The other thing I want to take from my collaborations with people and apply to my work with words is that I communicate in different registers with my co-authors and editors. We email; we might send each other brief WhatsApp messages; we leave each other little threaded comments in Microsoft Word. We'll sometimes Zoom or have a quick chat by phone or do ‘park laps’ as they have affectionately become known. And some of my very favourite research conversations (plottings) have taken place in front of a giant whiteboard, planning and moving and thinking and noting and connecting in erasable marker. How can I meet with my words like this?

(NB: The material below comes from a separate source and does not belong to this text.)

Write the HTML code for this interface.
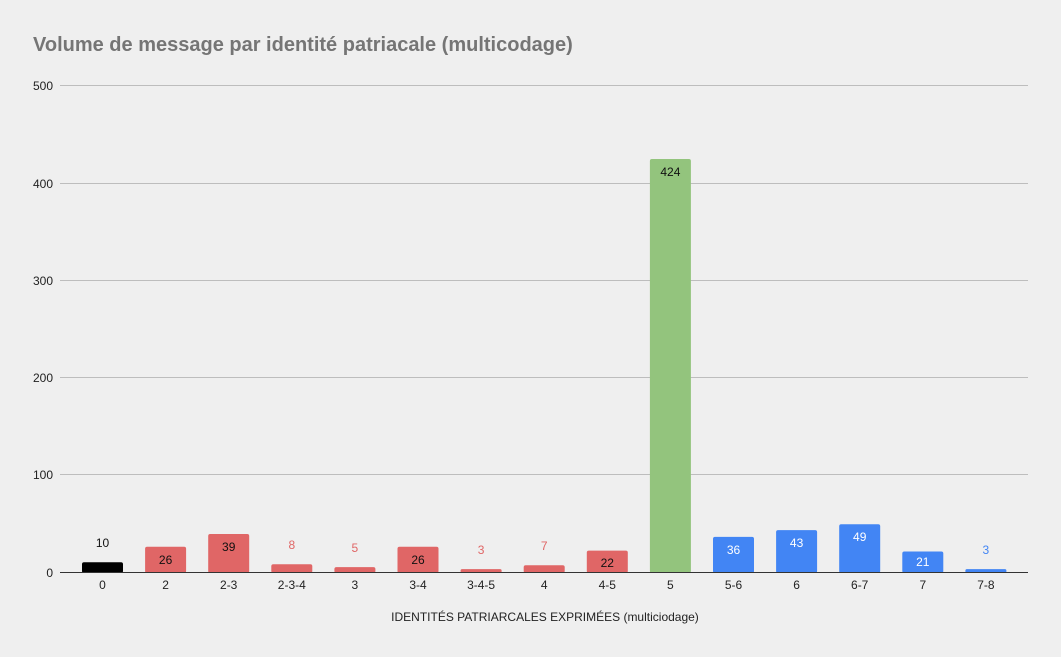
<!DOCTYPE html>
<html><head><meta charset="utf-8"><style>
html,body{margin:0;padding:0;background:#efefef;}
svg{display:block;font-family:"Liberation Sans",Arial,sans-serif;}
</style></head><body>
<svg width="1061" height="657" viewBox="0 0 1061 657" xmlns="http://www.w3.org/2000/svg">
<rect width="1061" height="657" fill="#efefef"/>
<text x="33" y="51" font-size="20" font-weight="bold" fill="#757575">Volume de message par identité patriacale (multicodage)</text>
<g stroke="#bdbdbd" stroke-width="1">
<line x1="60" y1="85.5" x2="1028" y2="85.5"/>
<line x1="60" y1="183.5" x2="1028" y2="183.5"/>
<line x1="60" y1="280.5" x2="1028" y2="280.5"/>
<line x1="60" y1="377.5" x2="1028" y2="377.5"/>
<line x1="60" y1="474.5" x2="1028" y2="474.5"/>
</g>
<g font-size="12" fill="#222" text-anchor="end">
<text x="53" y="90">500</text><text x="53" y="188">400</text><text x="53" y="285">300</text>
<text x="53" y="382">200</text><text x="53" y="479">100</text><text x="53" y="577">0</text>
</g>
<g>
<rect x="82" y="562.3" width="41" height="10.7" rx="2" fill="#000"/>
<rect x="145.1" y="546.7" width="41" height="26.3" rx="2" fill="#e06666"/>
<rect x="208.2" y="534" width="41" height="39" rx="2" fill="#e06666"/>
<rect x="271.3" y="564.2" width="41" height="8.8" rx="2" fill="#e06666"/>
<rect x="334.4" y="567.1" width="41" height="5.9" rx="2" fill="#e06666"/>
<rect x="397.5" y="546.7" width="41" height="26.3" rx="2" fill="#e06666"/>
<rect x="460.6" y="569.1" width="41" height="3.9" rx="1.5" fill="#e06666"/>
<rect x="523.7" y="565.2" width="41" height="7.8" rx="2" fill="#e06666"/>
<rect x="586.8" y="550.6" width="41" height="22.4" rx="2" fill="#e06666"/>
<rect x="649.9" y="159" width="41" height="414" rx="2" fill="#93c47d"/>
<rect x="713" y="536.9" width="41" height="36.1" rx="2" fill="#4285f4"/>
<rect x="776.1" y="530.1" width="41" height="42.9" rx="2" fill="#4285f4"/>
<rect x="839.2" y="524.3" width="41" height="48.7" rx="2" fill="#4285f4"/>
<rect x="902.3" y="551.5" width="41" height="21.5" rx="2" fill="#4285f4"/>
<rect x="965.4" y="569.1" width="41" height="3.9" rx="1.5" fill="#4285f4"/>
</g>
<line x1="60" y1="572.5" x2="1028" y2="572.5" stroke="#333" stroke-width="1"/>
<g font-size="12" fill="#222" text-anchor="middle">
<text x="102.5" y="589">0</text><text x="165.6" y="589">2</text><text x="228.7" y="589">2-3</text>
<text x="291.8" y="589">2-3-4</text><text x="354.9" y="589">3</text><text x="418" y="589">3-4</text>
<text x="481.1" y="589">3-4-5</text><text x="544.2" y="589">4</text><text x="607.3" y="589">4-5</text>
<text x="670.4" y="589">5</text><text x="733.5" y="589">5-6</text><text x="796.6" y="589">6</text>
<text x="859.7" y="589">6-7</text><text x="922.8" y="589">7</text><text x="985.9" y="589">7-8</text>
</g>
<g font-size="12" text-anchor="middle">
<text x="102.5" y="547" fill="#111">10</text>
<text x="165.6" y="564" fill="#111">26</text>
<text x="228.7" y="551" fill="#111">39</text>
<text x="291.8" y="549" fill="#e06666">8</text>
<text x="354.9" y="552" fill="#e06666">5</text>
<text x="418" y="564" fill="#111">26</text>
<text x="481.1" y="554" fill="#e06666">3</text>
<text x="544.2" y="550" fill="#e06666">7</text>
<text x="607.3" y="567" fill="#111">22</text>
<text x="670.4" y="176" fill="#111">424</text>
<text x="733.5" y="554" fill="#fff">36</text>
<text x="796.6" y="547" fill="#fff">43</text>
<text x="859.7" y="541" fill="#fff">49</text>
<text x="922.8" y="566" fill="#fff">21</text>
<text x="985.9" y="554" fill="#4285f4">3</text>
</g>
<text x="545" y="621" font-size="12" fill="#222" text-anchor="middle">IDENTITÉS PATRIARCALES EXPRIMÉES (multiciodage)</text>
</svg>
</body></html>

We usually work together in Word or Scrivener, but maybe there’s something that would be better puzzled out together using pen and paper (which was the case for my PhD thesis statement)... or the notes app on your phone (as I did with the acknowledgements for my book)... or even spoken out loud into a voice note and transcribed.

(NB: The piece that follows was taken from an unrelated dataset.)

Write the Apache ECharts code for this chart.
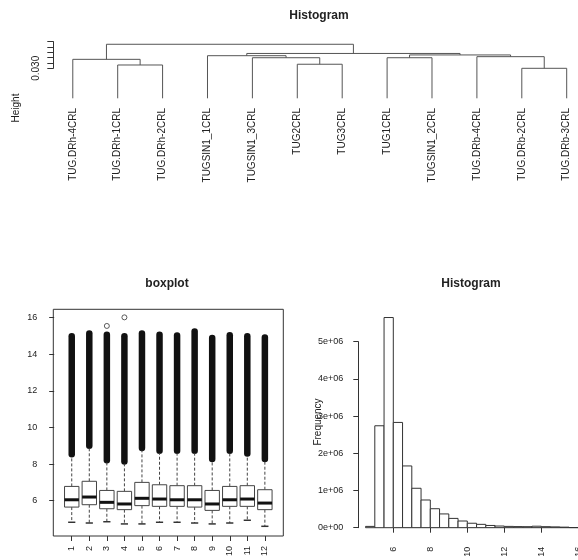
<!DOCTYPE html>
<html>
<head>
<meta charset="utf-8">
<script src="https://cdn.jsdelivr.net/npm/echarts@6/dist/echarts.min.js"></script>
<style>
html,body{margin:0;padding:0;background:#fff;}
#chart{width:578px;height:560px;}
</style>
</head>
<body>
<div id="chart"></div>
<script>
// ---------- Dendrogram data ----------
const leafLabels = ['TUG.DRh-4CRL','TUG.DRh-1CRL','TUG.DRh-2CRL','TUGSIN1_1CRL','TUGSIN1_3CRL','TUG2CRL','TUG3CRL','TUG1CRL','TUGSIN1_2CRL','TUG.DRb-4CRL','TUG.DRb-2CRL','TUG.DRb-3CRL'];
// negative = leaf position, positive = earlier merge (1-based)
const mergeLeft   = [-2, -6, -11, -1, -5, -8, -10, -4, 6, 8, 4];
const mergeRight  = [-3, -7, -12,  1,  2, -9,   3,  5, 7, 9, 10];
const mergeHeight = [0.0331, 0.0338, 0.0300, 0.0384, 0.0399, 0.0399, 0.0409, 0.0418, 0.0425, 0.0439, 0.0525];
const leafHeight = 0.0019;
const heightTicks = [0.030, 0.035, 0.040, 0.045, 0.050, 0.055];
const heightLabels = [0.030];

// ---------- Boxplot data ----------
const boxNames = ['1','2','3','4','5','6','7','8','9','10','11','12'];
const boxQ1     = [5.65, 5.78, 5.56, 5.51, 5.73, 5.69, 5.69, 5.65, 5.47, 5.69, 5.69, 5.51];
const boxMedian = [6.05, 6.20, 5.91, 5.82, 6.13, 6.09, 6.05, 6.05, 5.82, 6.05, 6.09, 5.87];
const boxQ3     = [6.78, 7.06, 6.56, 6.51, 7.00, 6.87, 6.82, 6.82, 6.56, 6.78, 6.82, 6.60];
const boxLow    = [4.82, 4.78, 4.85, 4.73, 4.73, 4.82, 4.82, 4.78, 4.73, 4.78, 4.93, 4.60];
const boxHigh   = [8.42, 8.88, 8.09, 8.02, 8.75, 8.60, 8.60, 8.60, 8.15, 8.60, 8.46, 8.15];
const outlierTop = [15.16, 15.31, 15.25, 15.16, 15.31, 15.25, 15.20, 15.43, 15.07, 15.22, 15.16, 15.10];
const extraOutliers = [[3, 15.55], [4, 16.02]];
const boxTicks = [6, 8, 10, 12, 14, 16];

// ---------- Histogram data ----------
const histBreaks = [4.5,5,5.5,6,6.5,7,7.5,8,8.5,9,9.5,10,10.5,11,11.5,12,12.5,13,13.5,14,14.5,15,15.5,16];
const histCounts = [35000,2740000,5650000,2830000,1660000,1060000,745000,510000,370000,250000,180000,120000,90000,60000,45000,35000,30000,28000,40000,28000,22000,15000,4000];
const histXTicks = [6, 8, 10, 12, 14, 16];

// ---------- build ----------
const FONT = "'Liberation Sans', Arial, Helvetica, sans-serif";
const INK = '#222';
const LINE = '#444';

function nodePos(id){ return id < 0 ? -id : (nodePos(mergeLeft[id-1]) + nodePos(mergeRight[id-1])) / 2; }
function nodeHeight(id){ return id < 0 ? leafHeight : mergeHeight[id-1]; }

const dendroSeries = mergeHeight.map((h, i) => {
  const l = mergeLeft[i], r = mergeRight[i];
  const xl = nodePos(l), xr = nodePos(r);
  return {
    type: 'line', xAxisIndex: 0, yAxisIndex: 0, clip: false, silent: true,
    symbol: 'none', animation: false,
    lineStyle: { color: '#555', width: 1 },
    data: [[xl, nodeHeight(l)], [xl, h], [xr, h], [xr, nodeHeight(r)]]
  };
});

const boxData = boxNames.map((n, i) => [i + 1, boxQ1[i], boxMedian[i], boxQ3[i], boxLow[i], boxHigh[i], outlierTop[i]]);
const histData = histCounts.map((c, i) => [histBreaks[i], histBreaks[i+1], c]);

function sciLabel(v){
  if (v === 0) return '0e+00';
  const e = Math.floor(Math.log10(v));
  const m = Math.round(v / Math.pow(10, e));
  return m + 'e+' + String(e).padStart(2, '0');
}

const option = {
  animation: false,
  textStyle: { fontFamily: FONT, color: INK },
  title: [
    { text: 'Histogram', left: 319, top: 10, textAlign: 'center', padding: 0,
      textStyle: { fontSize: 12, fontWeight: 'bold', color: INK, fontFamily: FONT } },
    { text: 'boxplot', left: 167, top: 278, textAlign: 'center', padding: 0,
      textStyle: { fontSize: 12, fontWeight: 'bold', color: INK, fontFamily: FONT } },
    { text: 'Histogram', left: 471, top: 278, textAlign: 'center', padding: 0,
      textStyle: { fontSize: 12, fontWeight: 'bold', color: INK, fontFamily: FONT } }
  ],
  graphic: [
    { type: 'text', x: 16, y: 108, rotation: Math.PI / 2, silent: true,
      style: { text: 'Height', fontSize: 10, fontFamily: FONT, fill: INK, textAlign: 'center', textVerticalAlign: 'middle' } },
    { type: 'text', x: 318, y: 422, rotation: Math.PI / 2, silent: true,
      style: { text: 'Frequency', fontSize: 10, fontFamily: FONT, fill: INK, textAlign: 'center', textVerticalAlign: 'middle' } }
  ],
  grid: [
    { left: 53.3, top: 41.6, width: 513.4, height: 26.7, outerBoundsMode: 'none' },
    { left: 53.3, top: 309.3, width: 230, height: 226.7, show: true, borderColor: '#333', borderWidth: 1, backgroundColor: 'transparent', outerBoundsMode: 'none' },
    { left: 393.3, top: 341.7, width: 185, height: 186, outerBoundsMode: 'none' }
  ],
  xAxis: [
    { type: 'value', gridIndex: 0, min: 0.566, max: 12,
      axisLine: { show: false }, axisTick: { show: false }, splitLine: { show: false },
      axisLabel: { customValues: leafLabels.map((_, i) => i + 1), formatter: v => leafLabels[Math.round(v) - 1] || '',
        rotate: 90, margin: 39.7, fontSize: 10, color: INK, fontFamily: FONT } },
    { type: 'value', gridIndex: 1, min: -0.05, max: 13.05,
      axisLine: { show: false }, splitLine: { show: false },
      axisTick: { show: true, customValues: boxNames.map((_, i) => i + 1), length: 5, lineStyle: { color: '#333' } },
      axisLabel: { customValues: boxNames.map((_, i) => i + 1), formatter: v => boxNames[Math.round(v) - 1] || '',
        rotate: 90, margin: 10, fontSize: 9, color: INK, fontFamily: FONT } },
    { type: 'value', gridIndex: 2, min: 6, max: 16, offset: 9,
      axisLine: { show: true, lineStyle: { color: '#333' } }, splitLine: { show: false },
      axisTick: { show: true, customValues: histXTicks, length: 5, lineStyle: { color: '#333' } },
      axisLabel: { customValues: histXTicks, rotate: 90, margin: 10, fontSize: 9, color: INK, fontFamily: FONT, showMaxLabel: true, showMinLabel: true } }
  ],
  yAxis: [
    { type: 'value', gridIndex: 0, min: 0.030, max: 0.055,
      axisLine: { show: true, lineStyle: { color: '#333' } }, splitLine: { show: false },
      axisTick: { show: true, customValues: heightTicks, length: 6, lineStyle: { color: '#333' } },
      axisLabel: { customValues: heightLabels, formatter: v => v.toFixed(3), rotate: 90, margin: 12, fontSize: 10, color: INK, fontFamily: FONT } },
    { type: 'value', gridIndex: 1, min: 4.07, max: 16.46,
      axisLine: { show: false }, splitLine: { show: false },
      axisTick: { show: true, customValues: boxTicks, length: 5, lineStyle: { color: '#333' } },
      axisLabel: { customValues: boxTicks, margin: 16, fontSize: 9, color: INK, fontFamily: FONT } },
    { type: 'value', gridIndex: 2, min: 0, max: 5000000, interval: 1000000, offset: 35,
      axisLine: { show: true, lineStyle: { color: '#333' } }, splitLine: { show: false },
      axisTick: { show: true, length: 5, lineStyle: { color: '#333' } },
      axisLabel: { formatter: sciLabel, margin: 15, fontSize: 9, color: INK, fontFamily: FONT } }
  ],
  series: [
    ...dendroSeries,
    {
      type: 'custom', xAxisIndex: 1, yAxisIndex: 1, clip: false, silent: true,
      encode: { x: 0, y: [1, 2, 3, 4, 5, 6] },
      data: boxData,
      renderItem: function (params, api) {
        const x = api.value(0);
        const p1 = api.coord([x, api.value(1)]);
        const cx = p1[0], yq1 = p1[1];
        const yMed = api.coord([x, api.value(2)])[1];
        const yq3 = api.coord([x, api.value(3)])[1];
        const yLo = api.coord([x, api.value(4)])[1];
        const yHi = api.coord([x, api.value(5)])[1];
        const yTop = api.coord([x, api.value(6)])[1];
        const hw = api.size([0.82, 0])[0] / 2;
        const cw = 6.5;
        return {
          type: 'group',
          children: [
            { type: 'rect', shape: { x: cx - cw / 2, y: yTop, width: cw, height: yHi - yTop + 1, r: cw / 2 },
              style: { fill: '#111' } },
            { type: 'line', shape: { x1: cx, y1: yq3, x2: cx, y2: yHi },
              style: { stroke: LINE, lineWidth: 1, lineDash: [3, 2] } },
            { type: 'line', shape: { x1: cx, y1: yq1, x2: cx, y2: yLo },
              style: { stroke: LINE, lineWidth: 1, lineDash: [3, 2] } },
            { type: 'line', shape: { x1: cx - hw / 2, y1: yLo, x2: cx + hw / 2, y2: yLo },
              style: { stroke: '#333', lineWidth: 1.5 } },
            { type: 'rect', shape: { x: cx - hw, y: yq3, width: 2 * hw, height: yq1 - yq3 },
              style: { fill: '#fff', stroke: LINE, lineWidth: 1 } },
            { type: 'line', shape: { x1: cx - hw, y1: yMed, x2: cx + hw, y2: yMed },
              style: { stroke: '#111', lineWidth: 3 } }
          ]
        };
      }
    },
    {
      type: 'scatter', xAxisIndex: 1, yAxisIndex: 1, silent: true,
      symbol: 'circle', symbolSize: 5,
      itemStyle: { color: '#fff', borderColor: '#333', borderWidth: 1 },
      data: extraOutliers
    },
    {
      type: 'custom', xAxisIndex: 2, yAxisIndex: 2, clip: false, silent: true,
      encode: { x: [0, 1], y: 2 },
      data: histData,
      renderItem: function (params, api) {
        const a = api.coord([api.value(0), api.value(2)]);
        const b = api.coord([api.value(1), 0]);
        return {
          type: 'rect',
          shape: { x: a[0], y: a[1], width: b[0] - a[0], height: b[1] - a[1] },
          style: { fill: '#fff', stroke: '#333', lineWidth: 1 }
        };
      }
    }
  ]
};

const chart = echarts.init(document.getElementById('chart'), null, { renderer: 'canvas' });
chart.setOption(option);
</script>
</body>
</html>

Sometimes, your words might want to be written in pencil on a piece of scrap paper – “I just want to try something out,” I can almost hear them saying.

Another thing – if your human co-author came to you and said “I think I've found a fatal flaw in our argument and we need to fix it before we can carry on”, you'd obviously mutter a few curses under your breath and stare at them with undisguised disgust, but you wouldn't ignore them. You’d try to figure out if they were right and then find a way to fix it. And I can’t help but think that, sometimes, when our words aren’t playing ball, they’re actually trying to tell us that something isn’t working. The writer Annie Dillard suggests that writer’s block is often just a case of there being a structural defect that needs fixing – your writing as it currently stands can’t bear the load of what you want it to say next. Or it might be analytical: are you trying to fudge a missing step in your argument or write something that you yourself don’t quite understand? In this case, are we blaming our words for things that really aren’t their fault?

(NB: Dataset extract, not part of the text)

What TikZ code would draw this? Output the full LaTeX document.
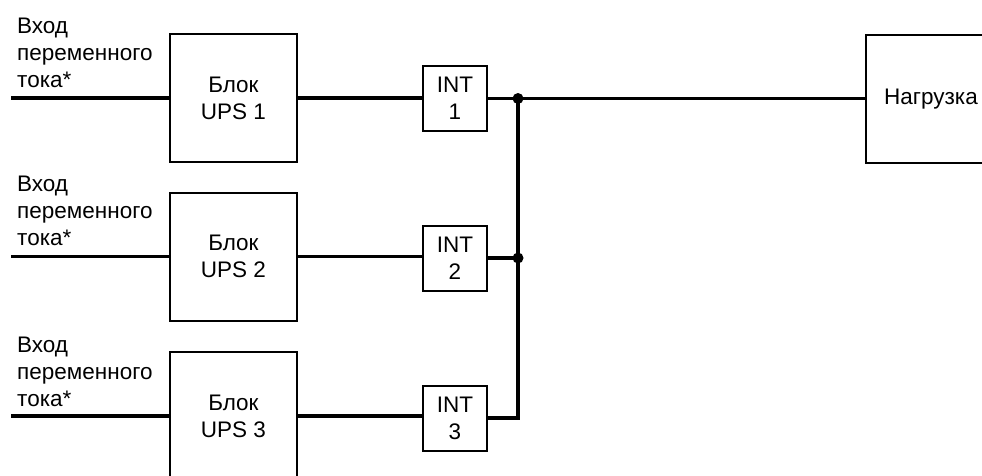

And while I figure out this whole gentle writing lark, I really want to commit to showing up for my words in a way that brings out the best in both of us. (And anyway, it’s not like we have much choice: we need each other.)(But also, and it may just be a coincidence, I don’t know, but I got to test out some of these ideas when doing second-round revisions for a journal article a few days ago, and it was fine. Nice, even. My words and I? We got on swimmingly. We enjoyed writing this blog post together, too. We might even hang out this weekend just for fun – something we haven’t done in literally decades. Could I have… found The Writing Secret I’ve been looking for?)